Gerardo Vitagliano, visiting us from the Hasso Plattner Institute, will demo Mondrian: Spreadsheet Layout Detection on Tues, 6/14 from 1–3PM and 4–6PM. Data preparation for spreadsheets is often a nightmare — multiple tables can be crammed into a single file, and related information can be spread across multiple files. Mondrian automates preparation spreadsheet in data lakes. It automatically identifies the data layout in each sheet, and extracts shared layouts across sheets. Data scientists can then prepare or clean extracted tables in groups. The demo lets users use Mondrian on real-world spreadsheet corpora, and can be accessed on the web! Co-authored with Lucas Reisener, Lan Jiang, Mazhar Hameed, Felix Naumann (Hasso Plattner Institute).
Student Research Competition
We also have two students that will present their research as part of the ACM SIGMOD Student Research Competition!
These are all Tues 6/14, 11-12:30PM
Alex Yao will present Fast Provenance-powered Query Explanations. Query explanation engines are powerful tools for answering “why” questions about query results, searching for hypothetical interventions over the input data which remove unexpected output behavior. However, the performance of these systems is highly dependent on the time spent evaluating the original query over hypothetical interventions. Leveraging advances in fast fine-grained provenance capture, we create a new compilation engine for efficiently evaluating such interventions. We achieve multiple orders of magnitude speed improvements on existing solutions, and can evaluate over a million explanations per second. This speed enables explanations over larger and more complex data than previously possible.

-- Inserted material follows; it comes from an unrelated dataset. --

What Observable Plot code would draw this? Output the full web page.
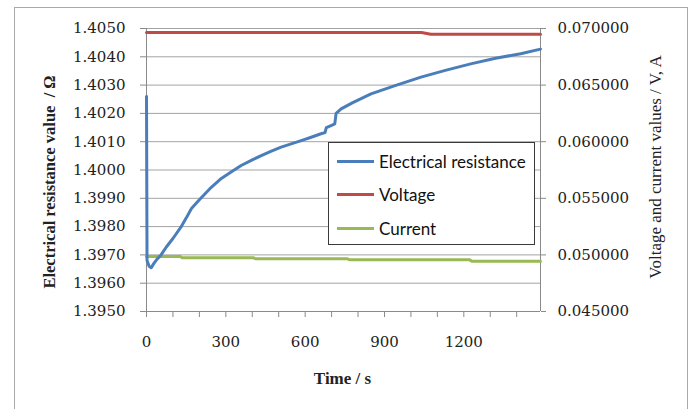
<!DOCTYPE html>
<html><head><meta charset="utf-8">
<script src="https://cdn.jsdelivr.net/npm/d3@7"></script>
<script src="https://cdn.jsdelivr.net/npm/@observablehq/plot@0.6"></script>
<style>
body{margin:0;background:#fff;}
#wrap{position:relative;width:693px;height:409px;overflow:hidden;background:#fff;}
#frame{position:absolute;left:14px;top:7px;width:672px;height:440px;border:1px solid #a9a9a9;}
#chart{position:absolute;left:0;top:0;}
#legend{position:absolute;left:328px;top:142px;width:205px;height:101px;border:1px solid #3a3a3a;background:#fff;font-family:Lato,sans-serif;font-size:17px;color:#111;}
.item{position:absolute;left:8px;height:20px;display:flex;align-items:center;white-space:nowrap;}
.sw{width:37px;height:3px;margin-right:5px;}
</style></head>
<body>
<div id="wrap"><div id="frame"></div><div id="chart"></div><div id="legend"></div></div>
<script>
// ---- data ----
const resTime  = [0, 2, 10, 18, 28, 40, 55, 75, 100, 130, 150, 170, 200, 245, 283, 320, 358, 400, 434, 470, 509, 550, 585, 620, 660, 675, 680, 700, 712, 717, 736, 780, 849, 940, 1038, 1130, 1226, 1320, 1415, 1490];
const resValue = [1.4026, 1.3968, 1.3966, 1.39655, 1.3967, 1.39685, 1.3970, 1.39728, 1.39758, 1.39798, 1.39830, 1.39864, 1.39895, 1.39939, 1.39970, 1.39993, 1.40016, 1.40036, 1.40051, 1.40066, 1.40081, 1.40093, 1.40104, 1.40115, 1.40128, 1.40132, 1.40150, 1.40158, 1.40163, 1.40200, 1.40216, 1.40238, 1.40269, 1.40298, 1.40328, 1.40352, 1.40375, 1.40395, 1.40411, 1.40427];
const voltTime  = [0, 1040, 1075, 1490];
const voltValue = [0.06965, 0.06965, 0.06950, 0.06950];
const currTime  = [0, 128, 135, 405, 412, 760, 767, 1222, 1230, 1490];
const currValue = [0.04986, 0.04986, 0.04974, 0.04974, 0.04966, 0.04966, 0.04957, 0.04957, 0.04944, 0.04944];
const leftTicks  = [1.395, 1.396, 1.397, 1.398, 1.399, 1.400, 1.401, 1.402, 1.403, 1.404, 1.405];
const rightTicks = [0.045, 0.050, 0.055, 0.060, 0.065, 0.070];
const xTicks = [0, 100, 200, 300, 400, 500, 600, 700, 800, 900, 1000, 1100, 1200, 1300, 1400];
const xLabels = [0, 300, 600, 900, 1200];
const seriesNames = ["Electrical resistance", "Voltage", "Current"];
const colors = ["#4a7ebb", "#be4b48", "#98b954"];

// right axis (V, A) mapped onto left (Ω) scale
const toLeft = v => 1.395 + (v - 0.045) * 0.4;
const fromLeft = r => 0.045 + (r - 1.395) * 2.5;

const res = resTime.map((t, i) => ({t, v: resValue[i]}));
const volt = voltTime.map((t, i) => ({t, v: toLeft(voltValue[i])}));
const curr = currTime.map((t, i) => ({t, v: toLeft(currValue[i])}));

const serif = "DejaVu Serif";
const axisText = {fontFamily: serif, fontSize: 15, color: "#222", fill: "#222"};
const chart = Plot.plot({
  width: 693, height: 409,
  marginLeft: 146, marginRight: 153, marginTop: 28, marginBottom: 98,
  style: {fontFamily: serif, fontSize: "15px", color: "#222", background: "transparent"},
  x: {domain: [0, 1490]},
  y: {domain: [1.395, 1.405]},
  marks: [
    Plot.gridY(leftTicks, {stroke: "#a3a3a3", strokeOpacity: 1}),
    Plot.ruleX([0], {stroke: "#8a8a8a"}),
    Plot.ruleX([1490], {stroke: "#8a8a8a"}),
    Plot.ruleY([1.395], {stroke: "#8a8a8a"}),
    Plot.axisY({ticks: leftTicks, tickFormat: d3.format(".4f"), tickSize: 6, tickPadding: 15, label: null, stroke: "#8a8a8a", ...axisText}),
    Plot.axisY({anchor: "right", ticks: rightTicks.map(toLeft), tickFormat: d => d3.format(".6f")(fromLeft(d)), tickSize: 5, tickPadding: 12, label: null, stroke: "#8a8a8a", ...axisText}),
    Plot.axisX({ticks: xTicks, tickFormat: d => xLabels.includes(d) ? String(d) : "", tickSize: 6, tickPadding: 19, label: null, stroke: "#8a8a8a", ...axisText}),
    Plot.line(curr, {x: "t", y: "v", stroke: colors[2], strokeWidth: 3}),
    Plot.line(volt, {x: "t", y: "v", stroke: colors[1], strokeWidth: 3}),
    Plot.line(res, {x: "t", y: "v", stroke: colors[0], strokeWidth: 3, strokeLinejoin: "round"}),
    Plot.text(["Electrical resistance value  / Ω"], {frameAnchor: "left", textAnchor: "middle", dx: -97, dy: 12, rotate: -90, fontFamily: "Liberation Serif", fontWeight: "bold", fontSize: 16.5, fill: "#222"}),
    Plot.text(["Voltage and current values / V, A"], {frameAnchor: "right", textAnchor: "middle", dx: 115, dy: -3, rotate: -90, fontFamily: "Liberation Serif", fontSize: 17, fill: "#222"}),
    Plot.text(["Time / s"], {frameAnchor: "bottom", textAnchor: "middle", dx: -1, dy: 67, lineAnchor: "middle", fontFamily: "Liberation Serif", fontWeight: "bold", fontSize: 17, fill: "#222"})
  ]
});
document.getElementById("chart").appendChild(chart);

const legend = document.getElementById("legend");
const rowY = [8, 41, 75];
seriesNames.forEach((n, i) => {
  const d = document.createElement("div");
  d.className = "item";
  d.style.top = rowY[i] + "px";
  d.innerHTML = `<span class="sw" style="background:${colors[i]}"></span><span>${n}</span>`;
  legend.appendChild(d);
});
</script>
</body></html>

Sughosh Kaushik will present SQL interfaces for Smoked Duck. Smoked Duck is project in our lab that extends DuckDB with the ability to capture and query fine-grained lineage at interactive speeds. However, it relies on a bunch of custom hacks to be able to query the materialized lineage. Sughosh’s work shows how lineage querying can be natively integrated into DuckDB in a way that conforms to its extensions APIs, and leverages its already fast query execution engine. In this way, DuckDB users can query the underlying database as well as the lineage of those queries!
New Researcher Symposium
Eugene Wu will be a panelist at the SIGMOD New Research Symposium on Tues 6/14, 6–8PM. The panel topic is “The Dos and Don’ts of Sharing Research”. But really, come and ask the panelists any questions you wish about doing research!